Set the listing down unchanged, minus every embedded image.

** BEGIN **

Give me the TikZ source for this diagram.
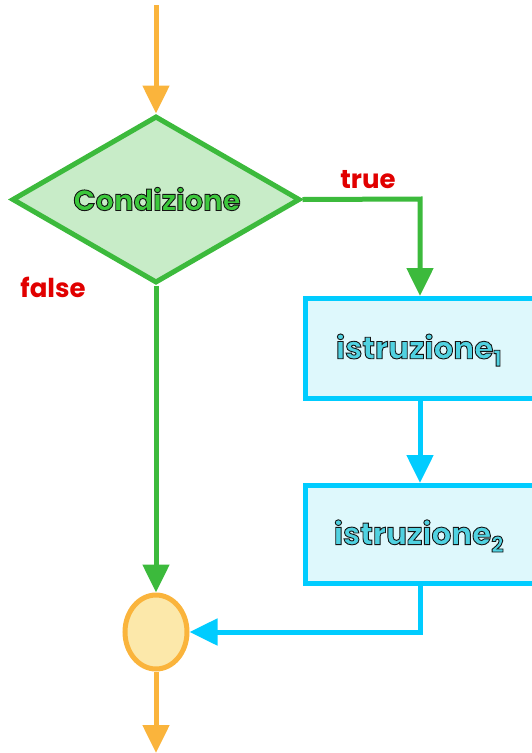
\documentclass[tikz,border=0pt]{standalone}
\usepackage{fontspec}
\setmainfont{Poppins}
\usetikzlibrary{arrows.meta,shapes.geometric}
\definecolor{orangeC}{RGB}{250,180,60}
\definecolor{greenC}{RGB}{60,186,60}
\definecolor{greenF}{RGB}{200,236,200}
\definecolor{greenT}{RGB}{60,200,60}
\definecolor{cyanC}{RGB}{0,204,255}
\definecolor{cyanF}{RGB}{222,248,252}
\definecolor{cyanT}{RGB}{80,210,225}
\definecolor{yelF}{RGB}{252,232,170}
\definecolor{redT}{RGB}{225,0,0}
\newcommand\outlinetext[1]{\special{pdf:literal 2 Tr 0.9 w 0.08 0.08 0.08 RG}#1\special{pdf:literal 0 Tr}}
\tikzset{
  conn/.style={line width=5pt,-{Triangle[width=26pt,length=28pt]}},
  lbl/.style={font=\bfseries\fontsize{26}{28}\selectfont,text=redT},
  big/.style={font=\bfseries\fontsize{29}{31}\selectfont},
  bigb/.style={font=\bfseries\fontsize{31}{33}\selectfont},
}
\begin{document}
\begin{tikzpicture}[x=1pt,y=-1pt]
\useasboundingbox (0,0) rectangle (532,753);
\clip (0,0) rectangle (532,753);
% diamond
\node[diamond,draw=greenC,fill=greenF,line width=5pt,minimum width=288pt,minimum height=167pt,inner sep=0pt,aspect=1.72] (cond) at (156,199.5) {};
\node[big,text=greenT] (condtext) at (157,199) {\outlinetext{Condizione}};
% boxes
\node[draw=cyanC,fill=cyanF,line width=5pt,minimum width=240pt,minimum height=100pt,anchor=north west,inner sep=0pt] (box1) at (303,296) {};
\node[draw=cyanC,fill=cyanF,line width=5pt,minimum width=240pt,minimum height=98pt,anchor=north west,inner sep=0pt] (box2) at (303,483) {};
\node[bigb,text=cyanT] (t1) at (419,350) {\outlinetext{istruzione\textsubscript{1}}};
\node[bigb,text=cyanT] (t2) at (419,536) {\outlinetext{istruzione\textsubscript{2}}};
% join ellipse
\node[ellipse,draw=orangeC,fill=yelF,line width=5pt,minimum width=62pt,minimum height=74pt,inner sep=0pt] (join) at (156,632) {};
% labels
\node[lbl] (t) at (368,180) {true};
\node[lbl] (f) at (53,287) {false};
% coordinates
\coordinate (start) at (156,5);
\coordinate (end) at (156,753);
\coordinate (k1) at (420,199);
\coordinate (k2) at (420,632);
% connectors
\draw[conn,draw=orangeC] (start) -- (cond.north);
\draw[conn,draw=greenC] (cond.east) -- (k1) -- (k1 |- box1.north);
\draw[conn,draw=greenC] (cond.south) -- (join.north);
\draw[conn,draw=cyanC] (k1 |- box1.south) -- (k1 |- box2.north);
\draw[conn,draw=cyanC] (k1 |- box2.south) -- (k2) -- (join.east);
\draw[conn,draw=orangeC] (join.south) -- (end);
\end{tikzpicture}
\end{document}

** END **

__Problem solution__
Give me the TikZ source for this diagram.
\documentclass[tikz,border=0pt]{standalone}
\usepackage{fontspec}
\setmainfont{Poppins}
\usetikzlibrary{arrows.meta,shapes.geometric}
\definecolor{orangeC}{RGB}{250,180,60}
\definecolor{greenC}{RGB}{60,186,60}
\definecolor{greenF}{RGB}{200,236,200}
\definecolor{greenT}{RGB}{60,200,60}
\definecolor{cyanC}{RGB}{0,204,255}
\definecolor{cyanF}{RGB}{222,248,252}
\definecolor{cyanT}{RGB}{80,210,225}
\definecolor{yelF}{RGB}{252,232,170}
\definecolor{redT}{RGB}{225,0,0}
\newcommand\outlinetext[1]{\special{pdf:literal 2 Tr 0.9 w 0.08 0.08 0.08 RG}#1\special{pdf:literal 0 Tr}}
\tikzset{
  conn/.style={line width=5pt,-{Triangle[width=26pt,length=28pt]}},
  lbl/.style={font=\bfseries\fontsize{26}{28}\selectfont,text=redT},
  big/.style={font=\bfseries\fontsize{29}{31}\selectfont},
  bigb/.style={font=\bfseries\fontsize{31}{33}\selectfont},
}
\begin{document}
\begin{tikzpicture}[x=1pt,y=-1pt]
\useasboundingbox (0,0) rectangle (532,753);
\clip (0,0) rectangle (532,753);
% diamond
\node[diamond,draw=greenC,fill=greenF,line width=5pt,minimum width=288pt,minimum height=167pt,inner sep=0pt,aspect=1.72] (cond) at (156,199.5) {};
\node[big,text=greenT] (condtext) at (157,199) {\outlinetext{Condizione}};
% boxes
\node[draw=cyanC,fill=cyanF,line width=5pt,minimum width=240pt,minimum height=100pt,anchor=north west,inner sep=0pt] (box1) at (303,296) {};
\node[draw=cyanC,fill=cyanF,line width=5pt,minimum width=240pt,minimum height=98pt,anchor=north west,inner sep=0pt] (box2) at (303,483) {};
\node[bigb,text=cyanT] (t1) at (419,350) {\outlinetext{istruzione\textsubscript{1}}};
\node[bigb,text=cyanT] (t2) at (419,536) {\outlinetext{istruzione\textsubscript{2}}};
% join ellipse
\node[ellipse,draw=orangeC,fill=yelF,line width=5pt,minimum width=62pt,minimum height=74pt,inner sep=0pt] (join) at (156,632) {};
% labels
\node[lbl] (t) at (368,180) {true};
\node[lbl] (f) at (53,287) {false};
% coordinates
\coordinate (start) at (156,5);
\coordinate (end) at (156,753);
\coordinate (k1) at (420,199);
\coordinate (k2) at (420,632);
% connectors
\draw[conn,draw=orangeC] (start) -- (cond.north);
\draw[conn,draw=greenC] (cond.east) -- (k1) -- (k1 |- box1.north);
\draw[conn,draw=greenC] (cond.south) -- (join.north);
\draw[conn,draw=cyanC] (k1 |- box1.south) -- (k1 |- box2.north);
\draw[conn,draw=cyanC] (k1 |- box2.south) -- (k2) -- (join.east);
\draw[conn,draw=orangeC] (join.south) -- (end);
\end{tikzpicture}
\end{document}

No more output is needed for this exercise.